Elliott was later posted to HMAS Stuart and deployed to South East Asia as part of the Far East Strategic Reserve (FESR), sailing from Sydney on 22 March 1969.

It was during this deployment Stuart was one of a number of Australian ships participating in a SEATO exercise with US Navy units in the South China Sea.

On 3 June 1969, USS Frank E. Evans sailed under the bow of HMAS Melbourne and was cut in two, with the loss of 74 lives. Elliott was part of the crew of a whaler from Stuart conducting searches for survivors in that pre-dawn tragedy.

By the age of 19, Elliott had not only been on active combat duty, but had also assisted in the response to two naval tragedies. These experiences would manifest in later life with depression and alcoholism, as detailed in his autobiography ‘In Between The Laughter’.

Elliott was appropriately recognised for his service, as is shown in the official medals he is wearing.
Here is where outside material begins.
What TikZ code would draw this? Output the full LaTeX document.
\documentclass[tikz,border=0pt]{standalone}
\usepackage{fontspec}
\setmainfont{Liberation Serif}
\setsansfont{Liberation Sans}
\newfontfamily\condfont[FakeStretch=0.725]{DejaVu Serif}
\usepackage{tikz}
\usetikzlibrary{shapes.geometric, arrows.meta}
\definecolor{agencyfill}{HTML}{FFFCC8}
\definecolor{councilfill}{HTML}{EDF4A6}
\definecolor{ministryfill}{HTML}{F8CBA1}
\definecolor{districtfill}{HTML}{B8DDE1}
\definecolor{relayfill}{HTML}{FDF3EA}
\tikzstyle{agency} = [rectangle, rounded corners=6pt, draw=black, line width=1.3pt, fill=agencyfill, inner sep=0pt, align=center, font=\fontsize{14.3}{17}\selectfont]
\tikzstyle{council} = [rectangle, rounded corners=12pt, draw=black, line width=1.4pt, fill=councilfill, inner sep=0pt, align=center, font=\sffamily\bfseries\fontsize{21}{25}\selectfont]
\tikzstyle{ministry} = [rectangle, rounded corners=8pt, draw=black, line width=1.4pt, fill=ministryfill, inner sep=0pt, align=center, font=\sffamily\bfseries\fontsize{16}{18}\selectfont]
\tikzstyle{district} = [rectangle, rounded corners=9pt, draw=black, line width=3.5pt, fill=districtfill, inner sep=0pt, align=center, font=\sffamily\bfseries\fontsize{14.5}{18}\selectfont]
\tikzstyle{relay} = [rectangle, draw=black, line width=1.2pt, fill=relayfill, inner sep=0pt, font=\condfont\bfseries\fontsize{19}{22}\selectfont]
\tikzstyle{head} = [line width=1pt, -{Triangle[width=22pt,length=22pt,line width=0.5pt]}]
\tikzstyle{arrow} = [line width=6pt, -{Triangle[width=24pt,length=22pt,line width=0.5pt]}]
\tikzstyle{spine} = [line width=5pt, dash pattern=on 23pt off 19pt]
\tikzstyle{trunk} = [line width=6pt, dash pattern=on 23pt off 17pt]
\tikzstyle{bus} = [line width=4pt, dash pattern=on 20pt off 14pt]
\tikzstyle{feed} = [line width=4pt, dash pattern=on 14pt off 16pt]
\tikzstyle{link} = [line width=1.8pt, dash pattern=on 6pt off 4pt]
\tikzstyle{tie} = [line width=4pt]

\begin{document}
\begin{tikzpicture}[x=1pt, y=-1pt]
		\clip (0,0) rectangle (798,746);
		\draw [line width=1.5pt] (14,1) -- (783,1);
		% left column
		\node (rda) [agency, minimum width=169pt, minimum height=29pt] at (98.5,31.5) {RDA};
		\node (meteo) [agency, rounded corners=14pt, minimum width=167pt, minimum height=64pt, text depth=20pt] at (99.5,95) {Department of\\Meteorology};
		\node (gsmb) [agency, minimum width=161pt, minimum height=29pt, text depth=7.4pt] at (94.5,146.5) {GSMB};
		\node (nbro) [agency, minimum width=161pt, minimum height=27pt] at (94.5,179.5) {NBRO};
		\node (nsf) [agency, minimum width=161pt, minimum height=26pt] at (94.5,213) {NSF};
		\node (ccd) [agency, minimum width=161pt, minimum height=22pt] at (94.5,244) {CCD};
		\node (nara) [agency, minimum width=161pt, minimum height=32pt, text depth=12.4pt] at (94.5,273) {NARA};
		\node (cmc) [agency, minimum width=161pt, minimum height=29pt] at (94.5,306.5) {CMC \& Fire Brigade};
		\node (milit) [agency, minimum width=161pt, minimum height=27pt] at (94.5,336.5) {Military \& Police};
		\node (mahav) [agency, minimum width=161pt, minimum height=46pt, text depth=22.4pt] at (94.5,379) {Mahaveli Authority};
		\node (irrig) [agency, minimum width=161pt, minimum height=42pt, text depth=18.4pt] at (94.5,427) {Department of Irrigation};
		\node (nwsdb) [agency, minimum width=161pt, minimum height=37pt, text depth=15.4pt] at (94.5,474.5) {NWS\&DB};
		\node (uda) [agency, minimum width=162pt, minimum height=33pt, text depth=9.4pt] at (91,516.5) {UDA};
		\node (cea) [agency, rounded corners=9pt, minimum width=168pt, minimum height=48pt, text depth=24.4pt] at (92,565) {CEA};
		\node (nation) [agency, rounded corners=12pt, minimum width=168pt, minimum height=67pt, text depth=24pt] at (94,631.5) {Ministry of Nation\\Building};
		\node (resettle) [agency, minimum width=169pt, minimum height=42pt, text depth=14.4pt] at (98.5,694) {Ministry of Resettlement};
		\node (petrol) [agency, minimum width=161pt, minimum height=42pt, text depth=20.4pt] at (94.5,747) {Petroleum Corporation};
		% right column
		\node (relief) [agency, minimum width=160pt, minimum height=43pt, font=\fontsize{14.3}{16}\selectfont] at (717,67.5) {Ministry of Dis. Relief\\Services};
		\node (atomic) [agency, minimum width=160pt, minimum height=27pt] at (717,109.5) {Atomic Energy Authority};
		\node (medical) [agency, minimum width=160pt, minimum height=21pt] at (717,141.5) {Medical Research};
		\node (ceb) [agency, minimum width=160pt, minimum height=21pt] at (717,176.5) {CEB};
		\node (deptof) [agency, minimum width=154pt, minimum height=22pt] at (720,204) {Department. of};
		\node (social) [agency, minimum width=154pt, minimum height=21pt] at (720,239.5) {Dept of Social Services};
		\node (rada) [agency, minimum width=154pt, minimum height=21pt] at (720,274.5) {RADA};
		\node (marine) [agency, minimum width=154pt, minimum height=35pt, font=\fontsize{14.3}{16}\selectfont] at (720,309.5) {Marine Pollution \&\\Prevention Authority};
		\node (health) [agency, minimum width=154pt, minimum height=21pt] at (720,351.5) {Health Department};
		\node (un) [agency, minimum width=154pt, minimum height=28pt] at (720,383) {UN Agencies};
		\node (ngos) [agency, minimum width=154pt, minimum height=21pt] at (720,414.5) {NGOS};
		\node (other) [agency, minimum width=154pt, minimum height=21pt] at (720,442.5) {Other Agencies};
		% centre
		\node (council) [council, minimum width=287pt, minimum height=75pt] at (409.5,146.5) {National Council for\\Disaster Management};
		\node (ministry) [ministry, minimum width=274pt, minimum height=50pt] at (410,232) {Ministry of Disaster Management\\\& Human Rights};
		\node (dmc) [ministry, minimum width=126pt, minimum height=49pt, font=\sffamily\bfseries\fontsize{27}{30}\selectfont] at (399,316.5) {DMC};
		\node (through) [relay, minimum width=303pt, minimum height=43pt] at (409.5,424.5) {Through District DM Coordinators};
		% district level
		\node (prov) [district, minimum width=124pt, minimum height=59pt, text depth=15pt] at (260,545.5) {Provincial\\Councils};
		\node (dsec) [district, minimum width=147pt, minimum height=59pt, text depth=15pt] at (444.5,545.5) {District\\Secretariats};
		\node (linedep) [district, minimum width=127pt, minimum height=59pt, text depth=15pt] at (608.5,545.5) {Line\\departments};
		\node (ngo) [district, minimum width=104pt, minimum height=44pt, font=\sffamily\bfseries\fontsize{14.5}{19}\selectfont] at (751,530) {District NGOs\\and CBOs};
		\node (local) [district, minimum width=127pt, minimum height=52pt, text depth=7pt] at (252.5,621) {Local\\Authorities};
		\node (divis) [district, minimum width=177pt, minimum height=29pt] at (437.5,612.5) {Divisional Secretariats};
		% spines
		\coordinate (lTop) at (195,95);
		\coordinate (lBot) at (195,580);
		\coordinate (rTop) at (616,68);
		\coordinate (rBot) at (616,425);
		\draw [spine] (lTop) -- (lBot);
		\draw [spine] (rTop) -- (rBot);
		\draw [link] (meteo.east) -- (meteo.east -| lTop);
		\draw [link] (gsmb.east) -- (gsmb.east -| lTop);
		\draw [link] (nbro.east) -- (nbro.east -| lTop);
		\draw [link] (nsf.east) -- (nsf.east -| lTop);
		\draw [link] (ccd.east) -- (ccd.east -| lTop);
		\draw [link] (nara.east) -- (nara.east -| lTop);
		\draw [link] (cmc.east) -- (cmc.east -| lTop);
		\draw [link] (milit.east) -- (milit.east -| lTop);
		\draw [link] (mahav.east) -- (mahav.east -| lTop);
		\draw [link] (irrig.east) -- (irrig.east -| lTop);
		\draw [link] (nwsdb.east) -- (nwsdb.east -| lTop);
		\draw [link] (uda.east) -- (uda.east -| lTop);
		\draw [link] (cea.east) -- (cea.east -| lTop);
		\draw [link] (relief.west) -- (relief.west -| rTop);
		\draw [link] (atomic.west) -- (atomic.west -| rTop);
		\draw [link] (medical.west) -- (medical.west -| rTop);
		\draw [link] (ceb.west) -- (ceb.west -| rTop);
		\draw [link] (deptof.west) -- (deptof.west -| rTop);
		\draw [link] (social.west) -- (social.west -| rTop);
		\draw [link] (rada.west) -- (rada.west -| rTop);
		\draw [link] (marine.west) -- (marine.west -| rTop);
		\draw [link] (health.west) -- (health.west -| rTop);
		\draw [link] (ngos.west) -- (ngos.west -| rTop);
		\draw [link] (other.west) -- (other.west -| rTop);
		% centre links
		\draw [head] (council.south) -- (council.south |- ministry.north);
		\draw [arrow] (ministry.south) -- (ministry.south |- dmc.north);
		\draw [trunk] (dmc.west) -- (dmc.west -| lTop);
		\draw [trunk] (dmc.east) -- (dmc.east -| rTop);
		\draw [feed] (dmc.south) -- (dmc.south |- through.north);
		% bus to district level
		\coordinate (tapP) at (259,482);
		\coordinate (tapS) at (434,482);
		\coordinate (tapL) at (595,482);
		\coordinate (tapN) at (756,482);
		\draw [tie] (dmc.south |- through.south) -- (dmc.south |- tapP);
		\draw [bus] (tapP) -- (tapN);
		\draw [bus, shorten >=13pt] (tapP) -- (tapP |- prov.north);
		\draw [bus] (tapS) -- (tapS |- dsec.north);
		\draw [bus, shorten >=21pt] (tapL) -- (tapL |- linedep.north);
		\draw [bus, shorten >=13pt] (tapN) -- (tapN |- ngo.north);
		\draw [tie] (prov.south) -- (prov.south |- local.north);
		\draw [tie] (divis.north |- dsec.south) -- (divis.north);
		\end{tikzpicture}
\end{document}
Unfortunately, Elliott has seen fit to embellish his rack of medals by adding the Vietnam Service Commemorative and the FESR Commemorative medals.

WUElliott 2

 

WUElliott 3

These medals are quite simply junk. They have never been officially awarded by any country and are more often simply purchase by the wearer to inflate both their medal rack and self-importance. Their wearing is simply an insult to the service of veterans.

Elliott, for whatever reason, has chosen to display this tin junk. Perhaps it is part of his comedy routine, in which case the joke has backfired and Elliott has earned a perpetual billing on the ANZMI site.